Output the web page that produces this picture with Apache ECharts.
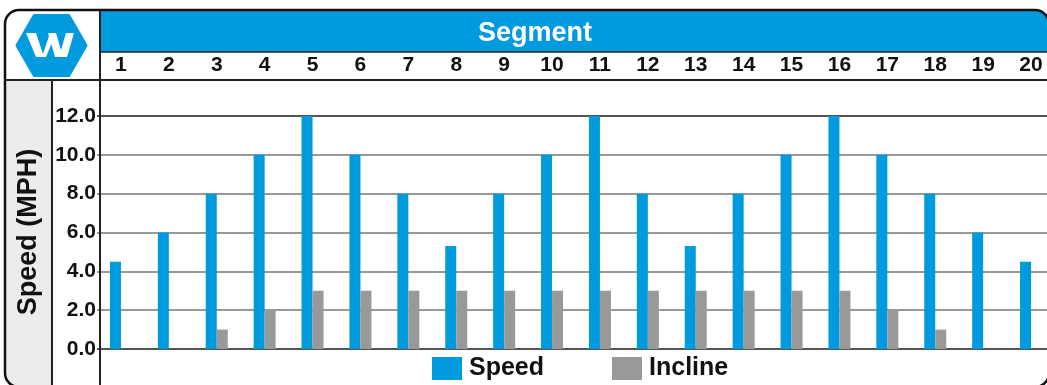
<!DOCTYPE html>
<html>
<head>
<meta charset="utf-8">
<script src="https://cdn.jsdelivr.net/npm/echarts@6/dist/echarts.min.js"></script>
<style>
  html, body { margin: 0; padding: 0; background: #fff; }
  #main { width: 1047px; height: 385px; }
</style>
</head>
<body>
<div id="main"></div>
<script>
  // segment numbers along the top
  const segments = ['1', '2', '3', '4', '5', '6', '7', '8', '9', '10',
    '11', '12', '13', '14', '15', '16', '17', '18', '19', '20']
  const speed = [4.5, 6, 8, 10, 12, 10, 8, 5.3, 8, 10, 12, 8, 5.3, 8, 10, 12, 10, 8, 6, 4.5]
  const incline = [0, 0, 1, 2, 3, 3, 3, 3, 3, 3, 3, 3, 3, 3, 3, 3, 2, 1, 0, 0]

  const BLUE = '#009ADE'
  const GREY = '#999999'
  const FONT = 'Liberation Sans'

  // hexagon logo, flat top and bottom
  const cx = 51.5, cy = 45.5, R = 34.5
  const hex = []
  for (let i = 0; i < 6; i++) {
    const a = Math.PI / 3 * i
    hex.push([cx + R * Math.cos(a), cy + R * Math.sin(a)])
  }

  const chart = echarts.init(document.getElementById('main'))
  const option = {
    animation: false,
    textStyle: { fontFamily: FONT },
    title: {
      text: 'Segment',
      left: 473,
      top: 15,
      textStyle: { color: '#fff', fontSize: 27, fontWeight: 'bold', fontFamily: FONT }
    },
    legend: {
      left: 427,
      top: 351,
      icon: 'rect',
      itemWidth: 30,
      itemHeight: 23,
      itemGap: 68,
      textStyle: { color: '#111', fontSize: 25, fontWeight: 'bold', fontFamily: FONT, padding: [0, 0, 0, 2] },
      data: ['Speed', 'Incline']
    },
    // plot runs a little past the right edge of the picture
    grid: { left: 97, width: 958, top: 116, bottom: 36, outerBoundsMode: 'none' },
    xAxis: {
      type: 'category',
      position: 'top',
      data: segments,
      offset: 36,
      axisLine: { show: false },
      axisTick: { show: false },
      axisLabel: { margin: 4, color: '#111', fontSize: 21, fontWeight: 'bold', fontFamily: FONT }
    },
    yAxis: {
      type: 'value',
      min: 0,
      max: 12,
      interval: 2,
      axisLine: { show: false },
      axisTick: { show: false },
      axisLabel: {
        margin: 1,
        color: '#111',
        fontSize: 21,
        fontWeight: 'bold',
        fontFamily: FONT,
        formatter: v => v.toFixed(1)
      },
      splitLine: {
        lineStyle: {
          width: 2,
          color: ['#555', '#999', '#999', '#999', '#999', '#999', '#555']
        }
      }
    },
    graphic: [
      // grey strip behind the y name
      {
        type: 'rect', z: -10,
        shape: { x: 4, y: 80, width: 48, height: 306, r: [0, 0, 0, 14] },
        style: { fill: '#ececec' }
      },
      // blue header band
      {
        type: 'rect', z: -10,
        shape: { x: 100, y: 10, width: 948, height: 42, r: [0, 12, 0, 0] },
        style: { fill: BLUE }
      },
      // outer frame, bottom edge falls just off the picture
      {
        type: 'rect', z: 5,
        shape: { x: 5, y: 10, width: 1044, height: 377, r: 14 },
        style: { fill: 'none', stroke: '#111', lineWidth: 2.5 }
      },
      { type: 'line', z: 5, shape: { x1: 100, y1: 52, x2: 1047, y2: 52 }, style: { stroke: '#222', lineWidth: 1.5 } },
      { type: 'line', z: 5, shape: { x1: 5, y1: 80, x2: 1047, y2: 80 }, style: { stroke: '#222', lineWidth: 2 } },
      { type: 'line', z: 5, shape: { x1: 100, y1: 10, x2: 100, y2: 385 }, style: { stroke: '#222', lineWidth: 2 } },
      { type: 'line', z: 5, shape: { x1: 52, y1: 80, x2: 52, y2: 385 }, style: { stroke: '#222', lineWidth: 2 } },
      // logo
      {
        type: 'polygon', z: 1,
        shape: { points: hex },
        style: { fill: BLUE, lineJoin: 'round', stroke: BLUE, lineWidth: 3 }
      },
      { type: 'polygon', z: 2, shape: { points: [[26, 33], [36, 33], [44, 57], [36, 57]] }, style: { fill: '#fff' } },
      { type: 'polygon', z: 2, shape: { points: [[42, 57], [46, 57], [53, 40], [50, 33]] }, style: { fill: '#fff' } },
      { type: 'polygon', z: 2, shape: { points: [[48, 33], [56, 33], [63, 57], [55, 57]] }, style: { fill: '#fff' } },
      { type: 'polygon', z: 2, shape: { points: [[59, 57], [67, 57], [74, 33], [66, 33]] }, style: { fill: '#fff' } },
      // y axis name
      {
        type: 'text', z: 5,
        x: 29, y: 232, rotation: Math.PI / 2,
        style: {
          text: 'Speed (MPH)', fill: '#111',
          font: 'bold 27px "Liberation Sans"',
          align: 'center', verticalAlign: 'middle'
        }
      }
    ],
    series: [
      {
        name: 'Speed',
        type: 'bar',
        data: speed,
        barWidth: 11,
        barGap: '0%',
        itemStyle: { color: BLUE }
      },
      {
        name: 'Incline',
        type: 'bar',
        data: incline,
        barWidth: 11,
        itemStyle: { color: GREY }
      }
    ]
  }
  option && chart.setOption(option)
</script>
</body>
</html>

_SET PROBLEM_
Return the material line for line, from its beginning to the line that contains "const FONT = 'Liberation Sans'", with the pictures left out.

_TASK ANSWER_
Output the web page that produces this picture with Apache ECharts.
<!DOCTYPE html>
<html>
<head>
<meta charset="utf-8">
<script src="https://cdn.jsdelivr.net/npm/echarts@6/dist/echarts.min.js"></script>
<style>
  html, body { margin: 0; padding: 0; background: #fff; }
  #main { width: 1047px; height: 385px; }
</style>
</head>
<body>
<div id="main"></div>
<script>
  // segment numbers along the top
  const segments = ['1', '2', '3', '4', '5', '6', '7', '8', '9', '10',
    '11', '12', '13', '14', '15', '16', '17', '18', '19', '20']
  const speed = [4.5, 6, 8, 10, 12, 10, 8, 5.3, 8, 10, 12, 8, 5.3, 8, 10, 12, 10, 8, 6, 4.5]
  const incline = [0, 0, 1, 2, 3, 3, 3, 3, 3, 3, 3, 3, 3, 3, 3, 3, 2, 1, 0, 0]

  const BLUE = '#009ADE'
  const GREY = '#999999'
  const FONT = 'Liberation Sans'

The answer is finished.